## Your objective
Only the lines from the start of the data through the line with "const boldColor = '#3f3f3f';" belong in the copy. Restate them word for word, minus the pictures.

## Data lines
(begin)

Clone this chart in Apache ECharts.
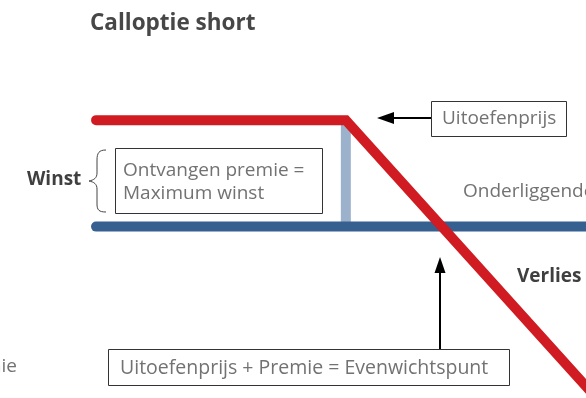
<!DOCTYPE html>
<html>
<head>
<meta charset="utf-8">
<script src="https://cdn.jsdelivr.net/npm/echarts@6/dist/echarts.min.js"></script>
<style>
  html, body { margin: 0; padding: 0; background: #fff; }
  #chart { width: 586px; height: 398px; }
</style>
</head>
<body>
<div id="chart"></div>
<script>
// Data: short call payoff (underlying price vs. profit)
const strikePrice = 100;
const premium = 10;
const payoffPrices = [74, 100, 130];
const payoffProfits = [10, 10, -20];
const zeroLinePrices = [74, 130];
const zeroLineProfits = [0, 0];
const premiumBarPrices = [100, 100];
const premiumBarProfits = [0, 10];

const titleText = 'Calloptie short';
const labelStrike = 'Uitoefenprijs';
const labelUnderlying = 'Onderliggende waarde';
const labelPremiumLines = ['Ontvangen premie =', 'Maximum winst'];
const labelWinst = 'Winst';
const labelVerlies = 'Verlies';
const labelPremie = 'Premie';
const labelBreakeven = 'Uitoefenprijs + Premie = Evenwichtspunt';

const lightFont = '19px "Open Sans", "Noto Sans", sans-serif';
const boldFont = 'bold 19px "Open Sans", "Noto Sans", sans-serif';
const lightColor = '#727272';
const boldColor = '#3f3f3f';

function pairs(xs, ys) { return xs.map((x, i) => [x, ys[i]]); }
function txt(text, x, y, font, fill, align) {
  return { type: 'text', style: { text: text, x: x, y: y, font: font, fill: fill,
    textAlign: align || 'left', align: align || 'left', textVerticalAlign: 'middle', verticalAlign: 'middle' } };
}

const chart = echarts.init(document.getElementById('chart'), null, { renderer: 'canvas' });

const option = {
  animation: false,
  backgroundColor: '#ffffff',
  grid: { left: 0, right: 0, top: 3, bottom: 1, containLabel: false },
  xAxis: { type: 'value', min: 64, max: 125, show: false },
  yAxis: { type: 'value', min: -16, max: 21, show: false },
  series: [
    {
      type: 'line', data: pairs(premiumBarPrices, premiumBarProfits), symbol: 'none',
      lineStyle: { color: '#9cb1cc', width: 10, cap: 'butt' }, z: 1, silent: true
    },
    {
      type: 'line', data: pairs(zeroLinePrices, zeroLineProfits), symbol: 'none',
      lineStyle: { color: '#35608f', width: 10, cap: 'round' }, z: 2, silent: true
    },
    {
      type: 'line', data: pairs(payoffPrices, payoffProfits), symbol: 'none',
      lineStyle: { color: '#cf1b21', width: 10, cap: 'round', join: 'miter' }, z: 3, silent: true
    }
  ],
  graphic: [
    txt(titleText, 90, 24, 'bold 22.5px "Open Sans", "Noto Sans", sans-serif', '#474747'),
    // Strike label box + arrow
    { type: 'rect', shape: { x: 431.5, y: 101.5, width: 135, height: 35 }, style: { fill: '#fff', stroke: '#333', lineWidth: 1 } },
    txt(labelStrike, 442, 119, lightFont, lightColor),
    { type: 'line', shape: { x1: 431, y1: 118, x2: 390, y2: 118 }, style: { stroke: '#000', lineWidth: 2 } },
    { type: 'polygon', shape: { points: [[377, 118], [394, 112], [394, 124]] }, style: { fill: '#000' } },
    // Underlying label
    txt(labelUnderlying, 463, 192, lightFont, lightColor),
    // Premium box
    { type: 'rect', shape: { x: 115.5, y: 148.5, width: 207, height: 65 }, style: { fill: '#fff', stroke: '#333', lineWidth: 1 } },
    txt(labelPremiumLines[0], 123, 171, lightFont, lightColor),
    txt(labelPremiumLines[1], 123, 194, lightFont, lightColor),
    // Brace
    { type: 'bezierCurve', shape: { x1: 106, y1: 150, cpx1: 99, cpy1: 150, cpx2: 97, cpy2: 153, x2: 97, y2: 160 }, style: { fill: null, stroke: '#444', lineWidth: 1 } },
    { type: 'line', shape: { x1: 97, y1: 160, x2: 97, y2: 173 }, style: { stroke: '#444', lineWidth: 1 } },
    { type: 'bezierCurve', shape: { x1: 97, y1: 173, cpx1: 97, cpy1: 178, cpx2: 94, cpy2: 180, x2: 89, y2: 181 }, style: { fill: null, stroke: '#444', lineWidth: 1 } },
    { type: 'bezierCurve', shape: { x1: 89, y1: 181, cpx1: 94, cpy1: 182, cpx2: 97, cpy2: 184, x2: 97, y2: 189 }, style: { fill: null, stroke: '#444', lineWidth: 1 } },
    { type: 'line', shape: { x1: 97, y1: 189, x2: 97, y2: 204 }, style: { stroke: '#444', lineWidth: 1 } },
    { type: 'bezierCurve', shape: { x1: 97, y1: 204, cpx1: 97, cpy1: 210, cpx2: 99, cpy2: 212, x2: 106, y2: 212 }, style: { fill: null, stroke: '#444', lineWidth: 1 } },
    txt(labelWinst, 27, 180, boldFont, boldColor),
    // Verlies
    txt(labelVerlies, 517, 277, boldFont, boldColor),
    // Premie (clipped at left edge)
    txt(labelPremie, 17, 367, lightFont, lightColor, 'right'),
    // Breakeven box + arrow
    { type: 'rect', shape: { x: 108.5, y: 349.5, width: 401, height: 36 }, style: { fill: '#fff', stroke: '#333', lineWidth: 1 } },
    txt(labelBreakeven, 120, 368, '19.5px "Open Sans", "Noto Sans", sans-serif', lightColor),
    { type: 'line', shape: { x1: 440, y1: 349, x2: 440, y2: 270 }, style: { stroke: '#000', lineWidth: 2 } },
    { type: 'polygon', shape: { points: [[440, 257], [434.5, 273], [445.5, 273]] }, style: { fill: '#000' } }
  ]
};

chart.setOption(option);
</script>
</body>
</html>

(end)

## Final answer
Clone this chart in Apache ECharts.
<!DOCTYPE html>
<html>
<head>
<meta charset="utf-8">
<script src="https://cdn.jsdelivr.net/npm/echarts@6/dist/echarts.min.js"></script>
<style>
  html, body { margin: 0; padding: 0; background: #fff; }
  #chart { width: 586px; height: 398px; }
</style>
</head>
<body>
<div id="chart"></div>
<script>
// Data: short call payoff (underlying price vs. profit)
const strikePrice = 100;
const premium = 10;
const payoffPrices = [74, 100, 130];
const payoffProfits = [10, 10, -20];
const zeroLinePrices = [74, 130];
const zeroLineProfits = [0, 0];
const premiumBarPrices = [100, 100];
const premiumBarProfits = [0, 10];

const titleText = 'Calloptie short';
const labelStrike = 'Uitoefenprijs';
const labelUnderlying = 'Onderliggende waarde';
const labelPremiumLines = ['Ontvangen premie =', 'Maximum winst'];
const labelWinst = 'Winst';
const labelVerlies = 'Verlies';
const labelPremie = 'Premie';
const labelBreakeven = 'Uitoefenprijs + Premie = Evenwichtspunt';

const lightFont = '19px "Open Sans", "Noto Sans", sans-serif';
const boldFont = 'bold 19px "Open Sans", "Noto Sans", sans-serif';
const lightColor = '#727272';
const boldColor = '#3f3f3f';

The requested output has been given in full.